• **Task requirements**: Transcribe the full listing exactly, and drop every picture.

** start Data segment **

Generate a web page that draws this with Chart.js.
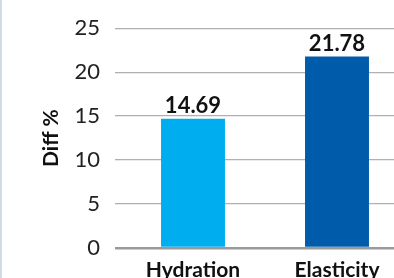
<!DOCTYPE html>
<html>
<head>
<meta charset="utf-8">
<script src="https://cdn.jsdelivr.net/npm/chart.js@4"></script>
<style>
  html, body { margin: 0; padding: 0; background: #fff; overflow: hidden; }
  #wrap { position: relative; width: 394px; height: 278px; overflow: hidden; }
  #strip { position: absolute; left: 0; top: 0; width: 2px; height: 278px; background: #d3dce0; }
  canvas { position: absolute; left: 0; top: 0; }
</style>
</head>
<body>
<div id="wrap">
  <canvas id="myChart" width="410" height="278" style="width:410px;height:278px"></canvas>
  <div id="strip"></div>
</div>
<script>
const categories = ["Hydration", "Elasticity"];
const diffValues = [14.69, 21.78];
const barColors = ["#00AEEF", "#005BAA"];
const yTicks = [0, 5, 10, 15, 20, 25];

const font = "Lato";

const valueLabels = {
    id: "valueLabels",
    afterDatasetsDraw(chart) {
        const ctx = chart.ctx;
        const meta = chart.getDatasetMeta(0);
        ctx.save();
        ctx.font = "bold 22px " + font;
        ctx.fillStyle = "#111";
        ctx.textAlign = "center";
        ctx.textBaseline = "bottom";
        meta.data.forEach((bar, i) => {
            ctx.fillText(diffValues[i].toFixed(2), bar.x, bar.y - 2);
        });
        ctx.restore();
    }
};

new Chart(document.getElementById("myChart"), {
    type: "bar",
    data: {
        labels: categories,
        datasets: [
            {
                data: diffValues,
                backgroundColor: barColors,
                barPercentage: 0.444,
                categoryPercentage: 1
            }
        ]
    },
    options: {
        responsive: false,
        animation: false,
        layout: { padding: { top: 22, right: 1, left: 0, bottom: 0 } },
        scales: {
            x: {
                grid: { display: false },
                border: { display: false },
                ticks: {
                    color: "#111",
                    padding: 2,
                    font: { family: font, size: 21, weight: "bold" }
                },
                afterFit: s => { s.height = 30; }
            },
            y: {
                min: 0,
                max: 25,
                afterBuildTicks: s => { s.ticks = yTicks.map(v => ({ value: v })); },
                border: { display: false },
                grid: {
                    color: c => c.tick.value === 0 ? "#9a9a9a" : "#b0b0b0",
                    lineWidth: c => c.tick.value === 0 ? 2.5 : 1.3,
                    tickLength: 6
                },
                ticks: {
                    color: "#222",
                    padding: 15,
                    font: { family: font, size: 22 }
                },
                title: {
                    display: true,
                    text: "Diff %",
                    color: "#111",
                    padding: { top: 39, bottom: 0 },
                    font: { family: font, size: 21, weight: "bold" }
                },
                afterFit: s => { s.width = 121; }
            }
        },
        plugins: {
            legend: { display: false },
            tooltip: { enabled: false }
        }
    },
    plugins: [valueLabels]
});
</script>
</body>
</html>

** end Data segment **

• **Result for this exercise**:
Generate a web page that draws this with Chart.js.
<!DOCTYPE html>
<html>
<head>
<meta charset="utf-8">
<script src="https://cdn.jsdelivr.net/npm/chart.js@4"></script>
<style>
  html, body { margin: 0; padding: 0; background: #fff; overflow: hidden; }
  #wrap { position: relative; width: 394px; height: 278px; overflow: hidden; }
  #strip { position: absolute; left: 0; top: 0; width: 2px; height: 278px; background: #d3dce0; }
  canvas { position: absolute; left: 0; top: 0; }
</style>
</head>
<body>
<div id="wrap">
  <canvas id="myChart" width="410" height="278" style="width:410px;height:278px"></canvas>
  <div id="strip"></div>
</div>
<script>
const categories = ["Hydration", "Elasticity"];
const diffValues = [14.69, 21.78];
const barColors = ["#00AEEF", "#005BAA"];
const yTicks = [0, 5, 10, 15, 20, 25];

const font = "Lato";

const valueLabels = {
    id: "valueLabels",
    afterDatasetsDraw(chart) {
        const ctx = chart.ctx;
        const meta = chart.getDatasetMeta(0);
        ctx.save();
        ctx.font = "bold 22px " + font;
        ctx.fillStyle = "#111";
        ctx.textAlign = "center";
        ctx.textBaseline = "bottom";
        meta.data.forEach((bar, i) => {
            ctx.fillText(diffValues[i].toFixed(2), bar.x, bar.y - 2);
        });
        ctx.restore();
    }
};

new Chart(document.getElementById("myChart"), {
    type: "bar",
    data: {
        labels: categories,
        datasets: [
            {
                data: diffValues,
                backgroundColor: barColors,
                barPercentage: 0.444,
                categoryPercentage: 1
            }
        ]
    },
    options: {
        responsive: false,
        animation: false,
        layout: { padding: { top: 22, right: 1, left: 0, bottom: 0 } },
        scales: {
            x: {
                grid: { display: false },
                border: { display: false },
                ticks: {
                    color: "#111",
                    padding: 2,
                    font: { family: font, size: 21, weight: "bold" }
                },
                afterFit: s => { s.height = 30; }
            },
            y: {
                min: 0,
                max: 25,
                afterBuildTicks: s => { s.ticks = yTicks.map(v => ({ value: v })); },
                border: { display: false },
                grid: {
                    color: c => c.tick.value === 0 ? "#9a9a9a" : "#b0b0b0",
                    lineWidth: c => c.tick.value === 0 ? 2.5 : 1.3,
                    tickLength: 6
                },
                ticks: {
                    color: "#222",
                    padding: 15,
                    font: { family: font, size: 22 }
                },
                title: {
                    display: true,
                    text: "Diff %",
                    color: "#111",
                    padding: { top: 39, bottom: 0 },
                    font: { family: font, size: 21, weight: "bold" }
                },
                afterFit: s => { s.width = 121; }
            }
        },
        plugins: {
            legend: { display: false },
            tooltip: { enabled: false }
        }
    },
    plugins: [valueLabels]
});
</script>
</body>
</html>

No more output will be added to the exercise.